In Knight’s richly envisioned debut, middle-aged couple Marigold and Jeff, and their gestating child, Aiden, travel through a strange world: an alternate level of existence that operates as an anteroom before birth and after death. The Inner Landscape is hardly a place of comfort; indeed, it’s more confounding, cutthroat and violent than the inner-city Paterson, N.J., public school where Jeff teaches. Here, sentient babies grow on trees, and resident archetypes, including Instinct, Imagination, Logic, Love and Purpose, swear, put on disguises, and battle both the visiting humans and one another.
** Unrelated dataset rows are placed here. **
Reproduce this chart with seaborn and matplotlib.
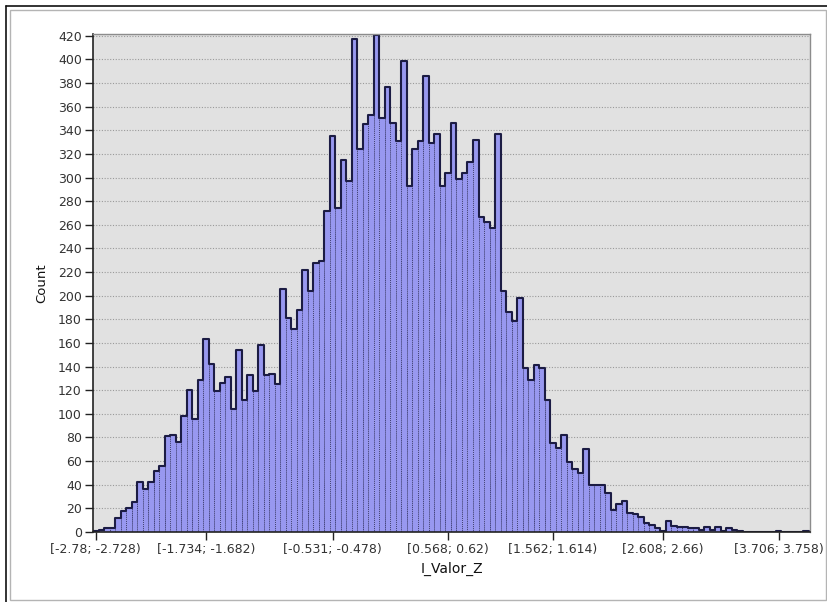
import numpy as np
import pandas as pd
import matplotlib
matplotlib.use("Agg")
import matplotlib.pyplot as plt
import seaborn as sns
from matplotlib.lines import Line2D
from matplotlib.patches import Rectangle

# ---- data ----
bin_start = -2.78
bin_width = 0.052306
counts = [
    1, 2, 3, 3, 12, 18, 20, 25, 42, 36,
    42, 52, 56, 81, 82, 76, 98, 120, 96, 129,
    163, 142, 119, 126, 131, 104, 154, 112, 133, 119,
    158, 133, 134, 125, 206, 181, 172, 188, 222, 204,
    228, 229, 272, 335, 274, 315, 297, 417, 324, 345,
    353, 421, 350, 377, 346, 331, 399, 293, 324, 331,
    386, 329, 337, 293, 304, 346, 299, 304, 313, 332,
    267, 262, 257, 337, 204, 186, 179, 198, 139, 129,
    141, 139, 112, 75, 71, 82, 59, 53, 50, 70,
    40, 40, 40, 33, 19, 24, 26, 16, 15, 13,
    8, 6, 3, 1, 9, 5, 4, 4, 3, 3,
    2, 4, 2, 4, 1, 3, 2, 1, 0, 0,
    0, 0, 0, 0, 1, 0, 0, 0, 0, 1,
]
tick_bins = [0, 20, 43, 64, 83, 103, 124]
tick_labels = ["[-2.78; -2.728)", "[-1.734; -1.682)", "[-0.531; -0.478)",
               "[0.568; 0.62)", "[1.562; 1.614)", "[2.608; 2.66)", "[3.706; 3.758)"]
y_ticks = list(range(0, 421, 20))
x_label = "I_Valor_Z"
y_label = "Count"

n = len(counts)
edges = bin_start + bin_width * np.arange(n + 1)
centers = (edges[:-1] + edges[1:]) / 2
df = pd.DataFrame({"x": centers, "count": counts})
edge_list = [float(e) for e in edges]

sns.set_theme(style="white")
plt.rcParams["font.family"] = ["DejaVu Sans"]

W, H = 827, 602
fig = plt.figure(figsize=(W / 100, H / 100), dpi=100)
fig.patch.set_facecolor("white")
ax = fig.add_axes([93 / W, 1 - 532 / H, (810 - 93) / W, (532 - 34) / H])
ax.set_facecolor("#e1e1e1")

# horizontal dotted grid
ax.set_axisbelow(True)
ax.yaxis.grid(True, color="#9a9a9a", linestyle=(0, (1, 1.5)), linewidth=0.8)
ax.xaxis.grid(False)

sns.histplot(data=df, x="x", weights="count", bins=edge_list, ax=ax,
             element="bars", color="#9898f0", alpha=1.0,
             edgecolor="#40407a", linewidth=0.7, linestyle=(0, (1, 1)))
sns.histplot(data=df, x="x", weights="count", bins=edge_list, ax=ax,
             element="step", fill=False, color="#1c1c44", linewidth=1.5)

ax.set_xlim(edges[0], edges[-1] + 0.01)
ax.set_ylim(0, 421.5)
ax.set_yticks(y_ticks)
ax.set_yticklabels([str(v) for v in y_ticks])
ax.set_xticks([centers[i] for i in tick_bins])
ax.set_xticklabels(tick_labels)

ax.tick_params(axis="both", which="both", direction="out", length=6, width=1,
               color="#222222", labelsize=9, labelcolor="#333333", pad=2,
               bottom=True, left=True)

for side in ["left", "bottom"]:
    ax.spines[side].set_color("#222222")
    ax.spines[side].set_linewidth(1.2)
for side in ["top", "right"]:
    ax.spines[side].set_color("#8c8c8c")
    ax.spines[side].set_linewidth(1.0)

ax.set_xlabel(x_label, fontsize=10, color="#111111", labelpad=4)
ax.set_ylabel(y_label, fontsize=9.5, color="#111111", labelpad=7)

# outer frames of the screenshot
def fx(px):
    return px / W

def fy(py):
    return 1 - py / H

fig.lines.append(Line2D([fx(6), fx(W)], [fy(6), fy(6)], transform=fig.transFigure,
                        color="#111111", linewidth=1.2))
fig.lines.append(Line2D([fx(6), fx(6)], [fy(6), fy(H)], transform=fig.transFigure,
                        color="#111111", linewidth=1.2))
fig.patches.append(Rectangle((fx(10), fy(600)), fx(826) - fx(10), fy(10) - fy(600),
                             transform=fig.transFigure, fill=False,
                             edgecolor="#b4b4b4", linewidth=1.0))

fig.savefig("out.png", dpi=100, facecolor="white")
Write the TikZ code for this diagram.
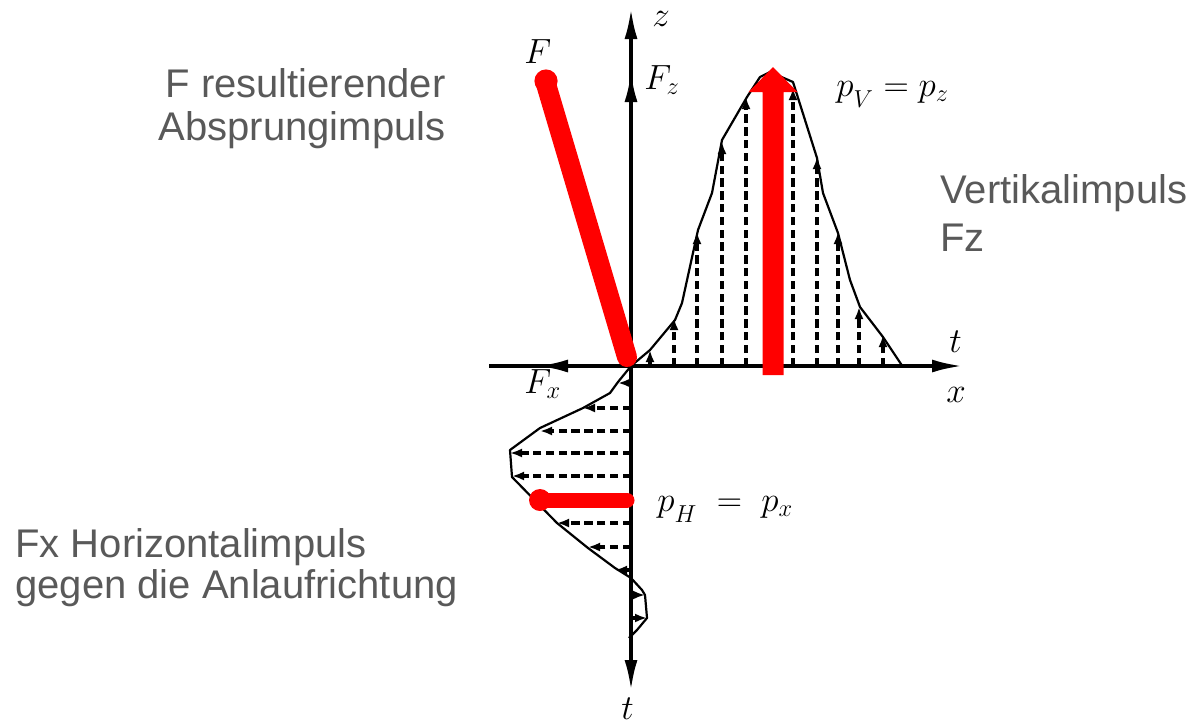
\RequirePackage{fix-cm}
\documentclass[tikz,border=0pt]{standalone}
\usepackage{fontspec}
\newfontfamily\labelfont{Liberation Sans}
\usetikzlibrary{arrows.meta}
\definecolor{labelgray}{RGB}{89,89,89}
\definecolor{pured}{RGB}{255,0,0}
\begin{document}
\begin{tikzpicture}[x=0.5pt,y=-0.5pt,
  axis/.style={line width=1.6pt},
  axhead/.style={-{Latex[length=15pt,width=6.5pt]}},
  curve/.style={line width=1.1pt, line join=round},
  dasharrow/.style={line width=1.6pt, dash pattern=on 4.2pt off 2.2pt, -{Latex[length=6pt,width=4.5pt]}},
  gray label/.style={font=\labelfont\fontsize{20}{24}\selectfont, text=labelgray, inner sep=0pt},
  mathlabel/.style={font=\fontsize{17.5}{21}\selectfont, inner sep=0pt}
]
\useasboundingbox (0,0) rectangle (1194,725);

% key points
\coordinate (O) at (631,366);
\coordinate (ztop) at (631,9);
\coordinate (tbot) at (631,690);
\coordinate (xright) at (962,366);
\coordinate (xleft) at (489,366);
\coordinate (Fzhead) at (631,72);
\coordinate (Fxhead) at (538,366);

% axes
\draw[axis] (O) -- (xleft);
\draw[axis, axhead] (O) -- (xright);
\draw[axis, axhead] (O) -- (ztop);
\draw[axis, axhead] (O) -- (tbot);
\draw[axis, axhead] (O) -- (Fzhead);
\draw[axis, axhead] (O) -- (Fxhead);

% vertical force curve
\draw[curve] (O) -- (650,350) -- (675,320) -- (682,303) -- (698,230) -- (712,193)
  -- (722,140) -- (747,97) -- (760,77) -- (770,72) -- (793,82) -- (817,158)
  -- (823,193) -- (838,233) -- (850,280) -- (860,307) -- (883,337) -- (903,367);
\foreach \px/\py in {650/350, 674/318, 697/232, 722/142, 746/97, 793/88,
                     817/157, 838/232, 859/307, 883/335}
  \draw[dasharrow] (\px,366) -- (\px,\py);

% horizontal force curve
\draw[curve] (O) -- (618,382) -- (610,393) -- (583,408) -- (540,428) -- (510,450)
  -- (512,477) -- (557,523) -- (588,548) -- (615,568) -- (631,578) -- (642,590)
  -- (645,595) -- (647,618) -- (637,630) -- (629,638);
\foreach \py/\px in {383/618, 408/583, 431/540, 453/510, 476/512, 523/557,
                     547/588, 570/615, 595/645, 618/647}
  \draw[dasharrow] (631,\py) -- (\px,\py);

% red resultant arrows
\draw[pured, line width=10pt, line cap=round] (627,357) -- (546,84);
\fill[pured] (546,81) circle (5.8pt);
\fill[pured] (762.5,375) -- (762.5,92) -- (748.5,92) -- (773,67) -- (797.5,92)
  -- (783.5,92) -- (783.5,375) -- cycle;
\draw[pured, line width=7.5pt, line cap=round] (627,500) -- (541,500);
\fill[pured] (540,500) circle (5.5pt);

% math labels
\node[mathlabel, anchor=base west] (Flab) at (524,63) {$F$};
\node[mathlabel, anchor=base west] (zlab) at (652,26) {$z$};
\node[mathlabel, anchor=base west] (Fzlab) at (644,89) {$F_z$};
\node[mathlabel, anchor=base west] (pvlab) at (836,96) {$p_{\lower3pt\hbox{$\scriptstyle V$}} = p_z$};
\node[mathlabel, anchor=base west] (tlab) at (949,352) {$t$};
\node[mathlabel, anchor=base west] (xlab) at (946,402) {$x$};
\node[mathlabel, anchor=base west] (Fxlab) at (524,393) {$F_x$};
\node[mathlabel, anchor=base west] (phlab) at (657,511) {$p_{\lower3pt\hbox{$\scriptstyle H$}} \;=\; p_x$};
\node[mathlabel, anchor=base west] (tblab) at (621,719) {$t$};

% text labels
\node[gray label, anchor=base east] (Fres1) at (446,97) {F resultierender};
\node[gray label, anchor=base east] (Fres2) at (446,140) {Absprungimpuls};
\node[gray label, anchor=base west] (vert1) at (940,203) {Vertikalimpuls};
\node[gray label, anchor=base west] (vert2) at (940,251) {Fz};
\node[gray label, anchor=base west] (hor1) at (15,557) {Fx Horizontalimpuls};
\node[gray label, anchor=base west] (hor2) at (15,598) {gegen die Anlaufrichtung};
\end{tikzpicture}
\end{document}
Good and evil beings identify themselves clearly in the outer world, but not in this stark inner realm fraught with ambiguity; sometimes Instinct seems friendly, or perhaps Imagination is, or maybe both will eventually lead the humans astray. Aiden may or may not be symbolic of the salvation of a steeply declining world, and God may or may not be sitting behind the door in Purpose’s castle. Some of these beings want to prevent the child’s birth at any cost, and even Aiden himself is disinclined to go through with it. Meanwhile, his fate unspools in scenes of full-throttle, fever-pitch action reminiscent of those in a graphic novel. (Fittingly, a deftly rendered graphic version of the tale is available at thedarknessofthewomb.com.) The book’s own illustrations, by four artists, capture the tale’s darkness in wildly varying styles, including a charming, apparently hand-drawn map of the Inner Landscape that brings to mind J.R.R. Tolkien’s Middle Earth. Knight, a public school teacher, crafts a tightly structured narrative with an intelligence that transcends its occasional hiccups in word choice (“lied” for “lay”; “feinted” for “fainted”; “effected” for “affected”). He also wisely leaves some key questions unanswered, and some ambiguities unresolved: Why these parents? Why Aiden? Who created the archetypes and the Inner Landscape? Why are their language and behavior so crude and vicious? Indeed, the tale is like life itself: messy, painful and chaotic, yet laced with love and compassion.

An impressive first foray into the realm of dark fantasy.